Il Martini rappresentava il buon vivere, l'eleganza, l'intelligenza, il mistero: nei suoi anni di massimo splendore era impossibile prescinderne se si voleva far parte del bel mondo, e non si poteva non conoscerlo e desiderarlo se non se ne faceva parte. Insomma, un drink da una parte profondamente elitario, ma dall'altra anche incredibilmente popolare.

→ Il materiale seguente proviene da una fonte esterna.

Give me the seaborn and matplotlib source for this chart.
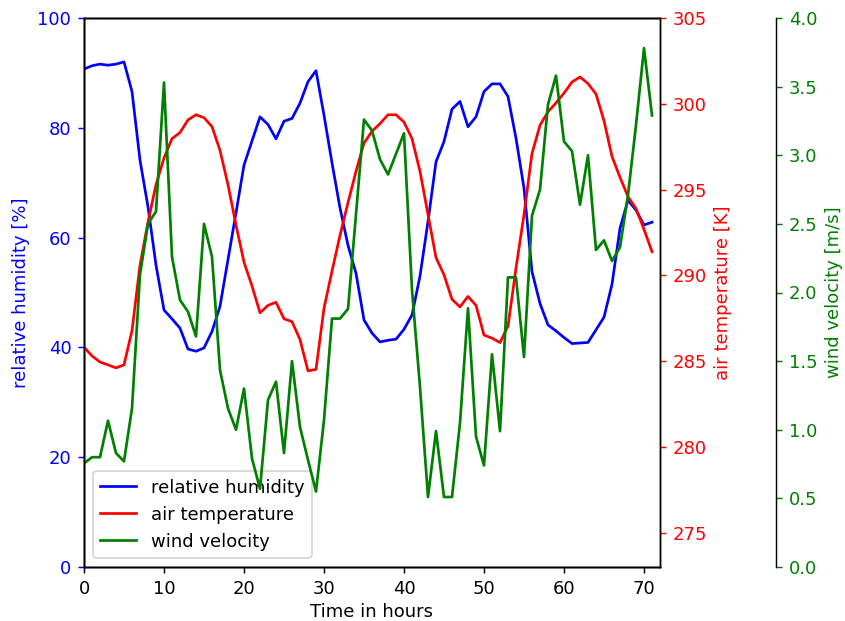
import matplotlib
matplotlib.use("Agg")
import matplotlib.pyplot as plt
import seaborn as sns

hours = list(range(72))

humidity = [90.7, 91.3, 91.6, 91.4, 91.6, 92.0, 86.6, 74.1, 65.6, 55.0,
            46.8, 45.2, 43.5, 39.7, 39.3, 39.9, 42.9, 47.5, 56.0, 64.5,
            73.2, 77.6, 82.0, 80.6, 78.0, 81.2, 81.7, 84.5, 88.4, 90.4,
            82.3, 73.6, 65.4, 58.6, 53.5, 45.0, 42.6, 41.0, 41.3, 41.5,
            43.3, 45.9, 53.0, 62.9, 73.8, 77.5, 83.4, 84.8, 80.2, 82.0,
            86.6, 88.0, 88.0, 85.7, 78.1, 69.0, 53.8, 48.0, 44.1, 43.0,
            41.8, 40.7, 40.8, 40.9, 43.2, 45.5, 51.5, 61.7, 66.8, 65.0,
            62.3, 62.8]

temperature = [285.82, 285.30, 284.95, 284.78, 284.61, 284.78, 286.78, 290.59, 293.11, 295.28,
               296.84, 297.97, 298.32, 299.06, 299.36, 299.19, 298.67, 297.28, 295.28, 292.94,
               290.77, 289.38, 287.82, 288.25, 288.43, 287.47, 287.30, 286.26, 284.43, 284.52,
               288.08, 290.25, 292.33, 294.24, 296.06, 297.71, 298.40, 298.84, 299.36, 299.36,
               298.93, 297.97, 296.06, 293.55, 291.03, 290.03, 288.60, 288.16, 288.77, 288.25,
               286.52, 286.34, 286.08, 287.04, 290.42, 293.55, 297.10, 298.75, 299.53, 300.05,
               300.62, 301.27, 301.56, 301.18, 300.57, 299.01, 296.93, 295.71, 294.59, 293.89,
               292.68, 291.38]

wind = [0.755, 0.80, 0.80, 1.066, 0.83, 0.77, 1.156, 2.13, 2.50, 2.59,
        3.53, 2.26, 1.945, 1.86, 1.68, 2.50, 2.26, 1.435, 1.156, 1.0,
        1.30, 0.79, 0.57, 1.217, 1.35, 0.83, 1.50, 1.02, 0.78, 0.55,
        1.07, 1.81, 1.81, 1.88, 2.57, 3.26, 3.18, 2.97, 2.86, 3.01,
        3.16, 2.02, 1.31, 0.51, 0.99, 0.51, 0.51, 1.05, 1.885, 0.95,
        0.74, 1.55, 0.99, 2.11, 2.11, 1.53, 2.56, 2.75, 3.37, 3.58,
        3.10, 3.03, 2.64, 3.0, 2.31, 2.38, 2.23, 2.33, 2.71, 3.22,
        3.78, 3.29]

series_labels = ["relative humidity", "air temperature", "wind velocity"]
x_ticks = [0, 10, 20, 30, 40, 50, 60, 70]

fig, ax = plt.subplots(figsize=(6.5, 621 / 130), dpi=130)
fig.subplots_adjust(left=84 / 845, right=660 / 845, bottom=54 / 621, top=603 / 621)
ax2 = ax.twinx()
ax3 = ax.twinx()
ax3.spines["right"].set_position(("axes", 692 / 576))

sns.lineplot(x=hours, y=humidity, ax=ax, color="b", legend=False)
sns.lineplot(x=hours, y=temperature, ax=ax2, color="r", legend=False)
sns.lineplot(x=hours, y=wind, ax=ax3, color="g", legend=False)

ax.set_xlim(0, 72)
ax.set_xticks(x_ticks)
ax.set_ylim(0, 100)
ax2.set_ylim(273.0, 305)
ax3.set_ylim(0, 4)

ax.set_xlabel("Time in hours", labelpad=3)
ax.set_ylabel("relative humidity [%]", color="b")
ax2.set_ylabel("air temperature [K]", color="r")
ax3.set_ylabel("wind velocity [m/s]", color="g")

ax.tick_params(axis="y", colors="b")
ax2.tick_params(axis="y", colors="r")
ax3.tick_params(axis="y", colors="g")

handles = [ax.lines[0], ax2.lines[0], ax3.lines[0]]
ax.legend(handles, series_labels, loc="lower left")

fig.savefig("out.png", dpi=130)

I film della Hollywood dell'epoca ne sono zeppi (lo beve Bette Davis in Eva contro Eva), perché serviva a corroborare il carattere di un personaggio deciso, brillante, intelligente ma anche estremamente elegante, tanto che anche adesso, se si ambienta un film o una serie tv nell'alta società o nel mondo del cinema di quegli anni non si può prescindere dal cocktail più amato e celebre di tutti i tempi: non è certo un caso se in Mad Men viene bevuto a turno da quasi tutti i personaggi della serie ma anche nel recentissimo Masters of Sex, in cui il Dottor Masters, per un'importante presentazione della sua pionieristica e azzardata ricerca scientifica sulla natura fisiologica del piacere e dell'orgasmo, per far colpo sull'auditorio e garantirsi così l'appoggio accademico dei suoi tradizionalissimi colleghi, sceglie di far servire proprio il Martini, dopo un eclatante scambio di battute con la moglie:

- Sei sicuro del Martini? Perché potrei mettere insieme un delizioso Plunter's Punch. - Il Punch va bene per le partite di Bingo. Qui l'atmosfera deve riflettere il significato dello studio. […] Lo studio merita un pubblico aperto e ricettivo, si tratta di preparare il terreno. I Martini danno il tono giusto.

Ebbene, tutta questa premessa per dire che oggi il Cocktail Martini, questo drink leggendario definito da Bernard De Voto «il massimo contributo americano alla cultura universale» e da Henry Louis Mencken «l'unica invenzione americana perfetta come un sonetto» è stato, dai più, tristemente dimenticato, e sostituito nell'immaginario collettivo da mischioni senza senso e senza storia come il Long Island Ice Tea (già citato in questa sede come il cocktail più tamarro di sempre). martini Io che lavoro come barman e che troppo raramente mi sento ordinare questa mitica miscela di gin e vermouth, desidero oggi rendere omaggio al drink che più di ogni altro è stato il simbolo del bevitore gaudente ma misurato, elegante ma mai snob, di successo ma sempre alla mano: insomma, una perfezione simbolica mai raggiunta da nessun'altra bevanda miscelata. Il meraviglioso paradosso di tutto questo è che al mistero inafferrabile del Cocktail Martini si addice perfettamente questo essere ormai appannaggio di pochi, pochi meritevoli conoscitori della storia del buon bere che sopravvivono al declino alcolico che li circonda con garbata indifferenza, come se quella coppetta tra le mani, da sorseggiare con rigorosa lentezza, e quella piccola oliva verde a dare un punto minimo di colore, conferissero al bevitore un'aura di leggerezza e sospensione su tutte le beghe terrene, su ogni questione meramente materiale, e lo ponessero anzi come per magia nella posizione di chi non solo osserva, ma dall'alto della sua elegante sospensione, sa osservare con pacata saggezza e sardonica intelligenza il caos incommensurabile e la totale assenza di senso che lo circondano. Se vi trovate in un buon bar, provate a ordinare un Cocktail Martini, e predisponetevi nel giusto animo: se avvicinerete le labbra al bicchiere con la giusta dose di attenzione rituale e di armoniosa lentezza, il Martini vi confiderà i suoi segreti.